In the services folder there is this https://github.com/LoyaltyNZ/alchemy-framework/blob/master/s... pretty good RabbitMQ HA setup, with:
1. cluster_partition_handling set to autoheal so that it will do its best to recover (a few lost messages is infinitely better than a broken system)
2. queue_master_locator is min-master, so queues are mastered on nodes where the least amount of other queues are mastered. This will balance the queues across the clusters meaning if a node goes down then there will be minimal amount of queues to recreate
3. A mirror policy to mirror every queue (this will only mirror service queues because response queues are exclusive) , this will make the system a bit slower, but makes it much more robust.
This is enough to handle split brain (although this is difficult to test) and nodes going down and coming back (much easier to test).
Cheers for the comment :)
RabbitMQ's autohealing just solves your problem in the wrong way. Yes, it will usually fix itself (if it doesn't die with a Mnesia inconsistent_database error), but it will discard messages, and you won't know which ones.
Meanwhile, NATS will forward messages to subscribers as long as there's a clear path. There are no network partition issues because the queues don't have RabbitMQ's strict, total ordering.
Note that RabbitMQ is notoriously sensitive to partitions; one small blip and it gets its knickers in a twist. This is why I recommend increasing the net_ticktime option to something like 180 so you're less exposed.

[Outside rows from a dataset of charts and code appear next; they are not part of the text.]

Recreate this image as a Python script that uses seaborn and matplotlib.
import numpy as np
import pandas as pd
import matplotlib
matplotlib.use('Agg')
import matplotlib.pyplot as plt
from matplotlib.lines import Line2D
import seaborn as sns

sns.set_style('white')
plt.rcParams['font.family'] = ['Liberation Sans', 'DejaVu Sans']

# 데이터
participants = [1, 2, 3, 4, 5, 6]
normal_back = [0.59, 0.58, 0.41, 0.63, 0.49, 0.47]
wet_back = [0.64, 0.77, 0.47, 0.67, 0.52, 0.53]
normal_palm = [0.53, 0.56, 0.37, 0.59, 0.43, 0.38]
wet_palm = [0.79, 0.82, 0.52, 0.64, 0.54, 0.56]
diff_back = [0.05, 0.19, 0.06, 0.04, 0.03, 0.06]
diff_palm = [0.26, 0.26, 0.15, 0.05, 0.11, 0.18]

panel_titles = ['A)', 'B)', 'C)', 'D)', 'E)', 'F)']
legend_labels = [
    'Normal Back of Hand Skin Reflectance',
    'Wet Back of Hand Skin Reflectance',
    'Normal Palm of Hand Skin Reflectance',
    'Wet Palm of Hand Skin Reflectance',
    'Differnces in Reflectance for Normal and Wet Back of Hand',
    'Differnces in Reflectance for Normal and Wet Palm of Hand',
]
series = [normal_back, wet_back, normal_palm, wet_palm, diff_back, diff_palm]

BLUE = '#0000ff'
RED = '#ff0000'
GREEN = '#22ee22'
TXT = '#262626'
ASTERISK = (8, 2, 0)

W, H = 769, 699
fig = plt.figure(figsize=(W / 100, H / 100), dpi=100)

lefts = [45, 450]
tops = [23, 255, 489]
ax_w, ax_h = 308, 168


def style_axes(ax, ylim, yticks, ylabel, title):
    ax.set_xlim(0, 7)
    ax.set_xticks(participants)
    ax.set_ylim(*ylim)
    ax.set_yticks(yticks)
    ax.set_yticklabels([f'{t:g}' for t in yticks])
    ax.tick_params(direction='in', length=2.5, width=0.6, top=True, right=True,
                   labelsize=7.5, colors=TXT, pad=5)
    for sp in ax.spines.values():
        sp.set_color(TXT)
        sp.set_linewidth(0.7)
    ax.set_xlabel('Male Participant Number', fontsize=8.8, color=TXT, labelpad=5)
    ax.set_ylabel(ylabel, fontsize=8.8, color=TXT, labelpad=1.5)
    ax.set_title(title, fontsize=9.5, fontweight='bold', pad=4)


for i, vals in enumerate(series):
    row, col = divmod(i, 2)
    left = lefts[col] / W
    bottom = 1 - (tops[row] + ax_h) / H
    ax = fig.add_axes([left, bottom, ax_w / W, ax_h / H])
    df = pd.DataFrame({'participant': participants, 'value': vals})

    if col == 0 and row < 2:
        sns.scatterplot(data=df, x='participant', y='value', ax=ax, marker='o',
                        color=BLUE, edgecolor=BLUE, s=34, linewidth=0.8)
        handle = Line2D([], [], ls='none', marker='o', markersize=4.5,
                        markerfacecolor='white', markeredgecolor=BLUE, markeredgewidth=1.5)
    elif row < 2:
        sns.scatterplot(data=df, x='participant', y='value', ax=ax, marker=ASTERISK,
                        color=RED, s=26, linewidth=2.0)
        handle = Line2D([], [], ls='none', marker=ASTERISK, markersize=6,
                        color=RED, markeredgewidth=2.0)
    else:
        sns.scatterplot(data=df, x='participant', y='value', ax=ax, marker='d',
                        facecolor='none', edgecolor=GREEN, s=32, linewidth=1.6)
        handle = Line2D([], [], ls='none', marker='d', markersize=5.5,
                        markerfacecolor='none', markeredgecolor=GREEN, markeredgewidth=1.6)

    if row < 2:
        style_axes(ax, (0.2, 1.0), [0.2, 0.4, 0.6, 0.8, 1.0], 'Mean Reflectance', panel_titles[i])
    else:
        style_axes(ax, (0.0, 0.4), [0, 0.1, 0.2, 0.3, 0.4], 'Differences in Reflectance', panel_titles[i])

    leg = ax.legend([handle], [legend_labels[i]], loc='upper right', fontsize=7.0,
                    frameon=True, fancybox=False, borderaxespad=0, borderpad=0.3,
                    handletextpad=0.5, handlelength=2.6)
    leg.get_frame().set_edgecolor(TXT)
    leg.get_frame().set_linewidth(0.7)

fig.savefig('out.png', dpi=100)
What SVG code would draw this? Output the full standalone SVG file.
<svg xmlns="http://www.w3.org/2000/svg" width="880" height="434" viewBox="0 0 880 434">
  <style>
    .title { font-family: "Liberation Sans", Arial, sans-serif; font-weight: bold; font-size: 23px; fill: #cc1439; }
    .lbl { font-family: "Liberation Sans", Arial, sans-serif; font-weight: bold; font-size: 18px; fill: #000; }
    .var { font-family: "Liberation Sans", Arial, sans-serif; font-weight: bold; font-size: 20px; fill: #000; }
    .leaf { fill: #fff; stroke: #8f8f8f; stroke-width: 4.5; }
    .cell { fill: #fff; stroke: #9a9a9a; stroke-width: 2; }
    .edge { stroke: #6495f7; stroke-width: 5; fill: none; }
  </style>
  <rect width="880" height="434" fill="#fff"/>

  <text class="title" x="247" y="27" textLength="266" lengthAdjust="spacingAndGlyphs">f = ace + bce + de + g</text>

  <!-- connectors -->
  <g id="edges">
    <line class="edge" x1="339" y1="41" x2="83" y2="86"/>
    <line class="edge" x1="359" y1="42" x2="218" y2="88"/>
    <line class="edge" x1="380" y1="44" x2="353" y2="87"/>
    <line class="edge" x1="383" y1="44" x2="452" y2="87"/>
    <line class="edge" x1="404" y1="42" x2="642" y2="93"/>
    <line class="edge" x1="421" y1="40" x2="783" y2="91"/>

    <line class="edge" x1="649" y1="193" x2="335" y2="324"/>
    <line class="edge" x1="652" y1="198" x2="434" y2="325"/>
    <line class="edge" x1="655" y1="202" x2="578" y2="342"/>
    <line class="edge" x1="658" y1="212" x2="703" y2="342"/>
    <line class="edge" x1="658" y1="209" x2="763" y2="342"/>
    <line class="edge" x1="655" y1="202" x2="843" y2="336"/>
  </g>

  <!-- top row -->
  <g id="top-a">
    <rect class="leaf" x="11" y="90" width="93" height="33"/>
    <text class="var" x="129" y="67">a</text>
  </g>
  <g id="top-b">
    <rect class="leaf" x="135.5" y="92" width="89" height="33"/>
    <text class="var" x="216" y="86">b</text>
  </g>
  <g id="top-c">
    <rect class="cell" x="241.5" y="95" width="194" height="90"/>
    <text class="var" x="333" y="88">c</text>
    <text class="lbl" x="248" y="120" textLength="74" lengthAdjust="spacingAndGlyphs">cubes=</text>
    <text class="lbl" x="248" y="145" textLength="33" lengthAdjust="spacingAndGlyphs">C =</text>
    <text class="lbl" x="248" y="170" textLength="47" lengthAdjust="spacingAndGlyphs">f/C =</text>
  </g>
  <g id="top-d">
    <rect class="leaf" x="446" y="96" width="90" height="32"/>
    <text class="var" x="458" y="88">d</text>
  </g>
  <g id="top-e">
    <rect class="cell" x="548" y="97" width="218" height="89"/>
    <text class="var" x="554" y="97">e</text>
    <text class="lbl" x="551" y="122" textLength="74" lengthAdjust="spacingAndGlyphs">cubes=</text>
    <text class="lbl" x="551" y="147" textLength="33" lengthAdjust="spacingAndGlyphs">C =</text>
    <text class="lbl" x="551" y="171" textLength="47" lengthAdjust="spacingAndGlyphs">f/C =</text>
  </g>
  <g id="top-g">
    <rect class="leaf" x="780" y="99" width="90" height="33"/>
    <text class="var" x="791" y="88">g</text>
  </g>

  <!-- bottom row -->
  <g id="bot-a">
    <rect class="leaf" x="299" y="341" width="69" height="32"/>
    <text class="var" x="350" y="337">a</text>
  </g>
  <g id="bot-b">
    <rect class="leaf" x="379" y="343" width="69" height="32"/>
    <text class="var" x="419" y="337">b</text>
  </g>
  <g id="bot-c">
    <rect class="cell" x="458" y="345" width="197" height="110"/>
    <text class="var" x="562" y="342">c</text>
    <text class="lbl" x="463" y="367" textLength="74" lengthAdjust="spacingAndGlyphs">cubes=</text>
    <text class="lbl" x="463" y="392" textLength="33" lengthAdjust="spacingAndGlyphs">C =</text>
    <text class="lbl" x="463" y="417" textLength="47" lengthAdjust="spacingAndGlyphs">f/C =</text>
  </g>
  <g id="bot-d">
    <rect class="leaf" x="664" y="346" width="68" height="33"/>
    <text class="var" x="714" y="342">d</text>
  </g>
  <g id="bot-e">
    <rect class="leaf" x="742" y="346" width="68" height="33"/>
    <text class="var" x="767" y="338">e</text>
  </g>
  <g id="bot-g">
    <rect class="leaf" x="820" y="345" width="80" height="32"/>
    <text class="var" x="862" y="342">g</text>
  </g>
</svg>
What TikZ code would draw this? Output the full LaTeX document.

Having done this for a long time, my advice is that making the client more intelligent is always the better option. If you're relunctant, consider a sidecar proxy like Linkerd  which can handle the gritty details for you.
I moved one large project from RabbitMQ to NSQ over a year ago and haven't looked back. It has just been wonderful to work with and build on top of.
Anything you didn't like about NSQ or pitfalls to watch out for from your experience?
Just clarifying the comment about the benchmark, even though there are both Go and Node.js components the actual bit that was being benchmarked was HTTP and NATS for the inter service communication. All the code is available on github if anybody wants to rerun the benchmarks.
One thing I do find lacking in both of these queues is support for per-message TTL though, for pruning time sensitive messages. I'm not sure what the performance overhead would be for supporting something like that.
First, its data model shards queues into partitions, each of which can be consumed by just a single consumer. Assume we have partititions 1 and 2. P1 is empty, P2 has a ton of messages. You will now have one consumer C1 which is idle, while C2 is doing work. C1 can't take any of C2's work because it can only process its own partition. In other words: A single slow consumer can block a significant portion of the queue. Kafka is designed for fast (or at least evenly performant) consumers.
Kafka's queues are also persisted on disk, which is terrible for RPC.
Think of Kafka as a linear database that you can append to and read from sequentially. Its main use case is for data that can fan out into multiple parallel processing steps. For example, a log processing system that extracts metrics: You feed the Kafka queue into something like Apache Storm, which churns the data and emits counts into an RDBMS (for example).